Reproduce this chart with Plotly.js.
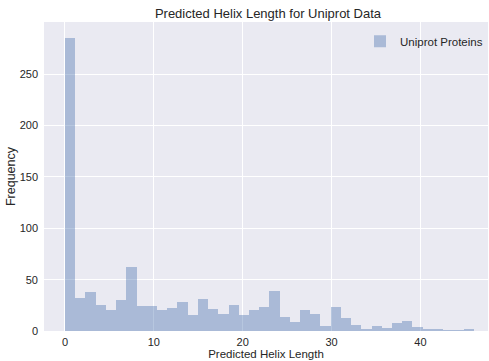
<!DOCTYPE html>
<html>
<head>
<meta charset="utf-8">
<script src="https://cdn.plot.ly/plotly-3.0.1.min.js"></script>
<style>html,body{margin:0;padding:0;background:#fff;}#chart{width:489px;height:361px;}</style>
</head>
<body>
<div id="chart"></div>
<script>
// Histogram counts (40 bins spanning 0..46)
const counts = [285, 32, 38, 25, 20, 30, 62, 24, 24, 20,
                22, 28, 16, 31, 21, 17, 25, 16, 20, 23,
                39, 14, 9, 20, 17, 5, 23, 13, 6, 2,
                5, 3, 8, 10, 4, 2, 2, 1, 1, 2];
const binStart = 0;
const binEnd = 46;
const seriesName = "Uniprot Proteins";
const xTicks = [0, 10, 20, 30, 40];
const yTicks = [0, 50, 100, 150, 200, 250];

const binWidth = (binEnd - binStart) / counts.length;
const centers = counts.map((_, i) => binStart + (i + 0.5) * binWidth);

const font = "Liberation Sans, Arial, sans-serif";
const trace = {
  type: "bar",
  x: centers,
  y: counts,
  width: counts.map(() => binWidth),
  name: seriesName,
  showlegend: true,
  marker: {color: "rgba(76,114,176,0.4)", line: {width: 0}},
  hoverinfo: "skip"
};

const layout = {
  width: 489, height: 361,
  margin: {l: 44, r: 1, t: 22, b: 30, pad: 0},
  paper_bgcolor: "#ffffff",
  plot_bgcolor: "#eaeaf2",
  font: {family: font, size: 11, color: "#262626"},
  bargap: 0,
  title: {text: "Predicted Helix Length for Uniprot Data", font: {family: font, size: 13, color: "#262626"},
          x: 0.548, xanchor: "center", y: 0.963, yanchor: "middle"},
  xaxis: {
    range: [-2.36, 47.6], tickvals: xTicks, ticktext: xTicks.map(String),
    showgrid: true, gridcolor: "#ffffff", gridwidth: 1, zeroline: false, showline: false,
    ticks: "", ticklabelstandoff: 3, tickfont: {size: 11, color: "#262626"},
    automargin: false,
    title: {text: "Predicted Helix Length", font: {size: 11.5, color: "#262626"}, standoff: 1}
  },
  yaxis: {
    range: [0, 300.9], tickvals: yTicks, ticktext: yTicks.map(String),
    showgrid: true, gridcolor: "#ffffff", gridwidth: 1, zeroline: false, showline: false,
    ticks: "", ticklabelstandoff: 5, tickfont: {size: 11, color: "#262626"},
    automargin: false,
    title: {text: "Frequency", font: {size: 12.5, color: "#262626"}, standoff: 1}
  },
  legend: {
    x: 1.0, xanchor: "right", y: 0.985, yanchor: "top",
    bgcolor: "rgba(0,0,0,0)", borderwidth: 0,
    font: {size: 11.5, color: "#262626"}
  }
};

Plotly.newPlot("chart", [trace], layout, {staticPlot: true, displayModeBar: false});
</script>
</body>
</html>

====================

■ WORK TO COMPLETE
Which lines in the listing above hold the word "chart"? Show each of them.

■ RESULT
Reproduce this chart with Plotly.js.
<style>html,body{margin:0;padding:0;background:#fff;}#chart{width:489px;height:361px;}</style>
<div id="chart"></div>
Plotly.newPlot("chart", [trace], layout, {staticPlot: true, displayModeBar: false});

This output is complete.